Requirement
Using the listing below, copy exactly the lines from the one containing "What Plotly code" to the one containing "return 1 - y / H", both lines included, and no others.

# Start of Dataset extract

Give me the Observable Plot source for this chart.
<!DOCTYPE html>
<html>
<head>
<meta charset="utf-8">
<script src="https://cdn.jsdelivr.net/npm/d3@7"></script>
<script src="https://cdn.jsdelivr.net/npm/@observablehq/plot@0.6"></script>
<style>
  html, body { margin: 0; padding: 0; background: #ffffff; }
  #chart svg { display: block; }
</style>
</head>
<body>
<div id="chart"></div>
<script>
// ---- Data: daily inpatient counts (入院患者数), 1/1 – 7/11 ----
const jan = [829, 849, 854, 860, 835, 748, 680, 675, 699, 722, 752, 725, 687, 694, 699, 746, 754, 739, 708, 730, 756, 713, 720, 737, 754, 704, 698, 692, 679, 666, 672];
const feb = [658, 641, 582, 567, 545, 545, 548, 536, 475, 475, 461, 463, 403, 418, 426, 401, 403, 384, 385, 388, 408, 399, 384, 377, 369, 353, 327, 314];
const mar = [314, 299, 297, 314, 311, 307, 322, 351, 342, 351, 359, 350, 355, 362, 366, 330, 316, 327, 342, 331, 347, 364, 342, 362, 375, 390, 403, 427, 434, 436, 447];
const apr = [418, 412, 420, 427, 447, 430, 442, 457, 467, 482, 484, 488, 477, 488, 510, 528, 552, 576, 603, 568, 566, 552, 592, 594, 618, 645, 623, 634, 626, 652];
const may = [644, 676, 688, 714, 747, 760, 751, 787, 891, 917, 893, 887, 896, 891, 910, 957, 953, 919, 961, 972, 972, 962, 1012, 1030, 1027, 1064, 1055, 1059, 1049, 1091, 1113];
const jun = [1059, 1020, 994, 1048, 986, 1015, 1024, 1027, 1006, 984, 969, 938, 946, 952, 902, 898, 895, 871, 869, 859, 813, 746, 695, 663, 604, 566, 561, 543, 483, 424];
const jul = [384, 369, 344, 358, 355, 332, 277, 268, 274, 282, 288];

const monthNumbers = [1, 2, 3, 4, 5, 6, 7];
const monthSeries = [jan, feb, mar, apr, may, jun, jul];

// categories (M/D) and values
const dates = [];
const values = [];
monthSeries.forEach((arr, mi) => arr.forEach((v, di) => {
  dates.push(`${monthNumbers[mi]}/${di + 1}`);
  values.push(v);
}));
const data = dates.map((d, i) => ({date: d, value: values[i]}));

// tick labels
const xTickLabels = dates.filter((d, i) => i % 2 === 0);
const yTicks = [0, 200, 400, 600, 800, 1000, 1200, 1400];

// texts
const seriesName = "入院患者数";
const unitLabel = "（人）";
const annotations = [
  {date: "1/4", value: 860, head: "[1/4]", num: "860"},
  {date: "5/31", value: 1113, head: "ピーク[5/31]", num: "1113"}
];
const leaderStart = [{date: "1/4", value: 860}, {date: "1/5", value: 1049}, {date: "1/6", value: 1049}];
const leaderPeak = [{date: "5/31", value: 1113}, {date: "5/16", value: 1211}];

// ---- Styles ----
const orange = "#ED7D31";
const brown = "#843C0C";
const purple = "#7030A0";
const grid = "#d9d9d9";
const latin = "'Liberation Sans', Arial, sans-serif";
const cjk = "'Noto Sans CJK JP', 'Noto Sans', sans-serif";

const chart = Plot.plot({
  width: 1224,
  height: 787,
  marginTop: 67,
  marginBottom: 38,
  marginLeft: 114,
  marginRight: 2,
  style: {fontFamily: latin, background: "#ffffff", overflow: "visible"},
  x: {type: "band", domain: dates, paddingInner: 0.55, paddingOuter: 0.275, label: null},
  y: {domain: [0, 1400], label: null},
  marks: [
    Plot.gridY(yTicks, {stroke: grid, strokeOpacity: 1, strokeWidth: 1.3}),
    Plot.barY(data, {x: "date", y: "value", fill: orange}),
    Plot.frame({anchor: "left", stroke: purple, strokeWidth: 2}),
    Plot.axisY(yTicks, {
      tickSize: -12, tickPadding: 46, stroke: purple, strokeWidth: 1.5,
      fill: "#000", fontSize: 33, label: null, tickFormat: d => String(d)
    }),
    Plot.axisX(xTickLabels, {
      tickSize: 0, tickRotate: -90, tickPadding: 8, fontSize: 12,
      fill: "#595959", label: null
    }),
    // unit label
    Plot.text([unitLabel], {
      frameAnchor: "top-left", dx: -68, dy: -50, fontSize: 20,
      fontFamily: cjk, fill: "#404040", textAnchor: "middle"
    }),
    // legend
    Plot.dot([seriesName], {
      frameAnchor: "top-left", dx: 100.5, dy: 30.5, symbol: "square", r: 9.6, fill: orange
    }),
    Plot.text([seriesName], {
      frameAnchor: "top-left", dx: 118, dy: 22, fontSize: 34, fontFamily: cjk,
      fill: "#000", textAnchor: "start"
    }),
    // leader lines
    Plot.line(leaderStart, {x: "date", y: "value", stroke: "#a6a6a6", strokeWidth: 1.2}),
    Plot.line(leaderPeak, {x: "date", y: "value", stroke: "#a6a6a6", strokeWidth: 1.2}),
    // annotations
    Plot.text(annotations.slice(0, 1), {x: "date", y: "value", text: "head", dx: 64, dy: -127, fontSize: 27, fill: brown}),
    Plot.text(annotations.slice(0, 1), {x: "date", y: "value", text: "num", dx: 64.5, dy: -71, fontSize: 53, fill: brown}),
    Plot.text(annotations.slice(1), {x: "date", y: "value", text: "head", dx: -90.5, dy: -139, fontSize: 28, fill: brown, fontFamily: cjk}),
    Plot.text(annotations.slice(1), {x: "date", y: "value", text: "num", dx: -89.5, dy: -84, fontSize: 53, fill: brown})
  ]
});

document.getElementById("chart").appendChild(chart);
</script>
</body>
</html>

# End of Dataset extract
# Start of Dataset extract

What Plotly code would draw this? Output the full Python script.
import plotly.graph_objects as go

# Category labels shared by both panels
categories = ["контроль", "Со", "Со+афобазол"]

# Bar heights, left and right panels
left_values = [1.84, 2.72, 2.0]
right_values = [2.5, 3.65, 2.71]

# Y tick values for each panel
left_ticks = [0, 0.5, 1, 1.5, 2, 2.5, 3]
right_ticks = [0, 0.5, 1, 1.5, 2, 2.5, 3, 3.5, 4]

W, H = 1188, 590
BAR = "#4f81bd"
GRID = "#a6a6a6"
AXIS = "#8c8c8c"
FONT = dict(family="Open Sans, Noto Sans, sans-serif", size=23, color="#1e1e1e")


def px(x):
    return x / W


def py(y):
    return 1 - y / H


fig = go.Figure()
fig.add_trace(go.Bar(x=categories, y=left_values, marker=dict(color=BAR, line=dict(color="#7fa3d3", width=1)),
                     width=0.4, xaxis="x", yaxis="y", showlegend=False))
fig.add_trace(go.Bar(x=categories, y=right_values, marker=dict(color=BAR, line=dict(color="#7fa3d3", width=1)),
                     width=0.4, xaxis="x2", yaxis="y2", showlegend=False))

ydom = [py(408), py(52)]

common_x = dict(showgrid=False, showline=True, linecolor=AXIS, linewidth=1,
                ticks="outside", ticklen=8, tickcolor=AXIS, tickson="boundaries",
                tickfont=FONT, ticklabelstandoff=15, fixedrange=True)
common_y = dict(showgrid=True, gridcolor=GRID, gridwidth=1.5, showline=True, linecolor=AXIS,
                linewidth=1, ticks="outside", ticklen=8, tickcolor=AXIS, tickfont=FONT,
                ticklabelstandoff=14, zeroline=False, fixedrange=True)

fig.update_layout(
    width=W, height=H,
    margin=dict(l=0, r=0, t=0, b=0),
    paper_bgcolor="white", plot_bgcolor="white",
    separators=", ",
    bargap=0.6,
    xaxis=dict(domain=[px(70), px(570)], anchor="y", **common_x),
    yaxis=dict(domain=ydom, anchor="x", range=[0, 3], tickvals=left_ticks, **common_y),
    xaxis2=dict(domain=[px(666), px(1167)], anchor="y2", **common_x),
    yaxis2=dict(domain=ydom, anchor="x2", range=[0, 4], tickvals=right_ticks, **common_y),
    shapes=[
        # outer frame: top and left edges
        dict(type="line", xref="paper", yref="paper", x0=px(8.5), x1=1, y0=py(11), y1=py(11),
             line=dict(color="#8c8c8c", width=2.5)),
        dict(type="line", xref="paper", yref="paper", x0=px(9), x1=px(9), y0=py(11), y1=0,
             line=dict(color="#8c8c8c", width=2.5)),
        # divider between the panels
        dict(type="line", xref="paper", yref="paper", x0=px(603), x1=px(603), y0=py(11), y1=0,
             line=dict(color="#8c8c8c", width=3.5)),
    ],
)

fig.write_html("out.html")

# End of Dataset extract

Finished task
What Plotly code would draw this? Output the full Python script.
import plotly.graph_objects as go

# Category labels shared by both panels
categories = ["контроль", "Со", "Со+афобазол"]

# Bar heights, left and right panels
left_values = [1.84, 2.72, 2.0]
right_values = [2.5, 3.65, 2.71]

# Y tick values for each panel
left_ticks = [0, 0.5, 1, 1.5, 2, 2.5, 3]
right_ticks = [0, 0.5, 1, 1.5, 2, 2.5, 3, 3.5, 4]

W, H = 1188, 590
BAR = "#4f81bd"
GRID = "#a6a6a6"
AXIS = "#8c8c8c"
FONT = dict(family="Open Sans, Noto Sans, sans-serif", size=23, color="#1e1e1e")


def px(x):
    return x / W


def py(y):
    return 1 - y / H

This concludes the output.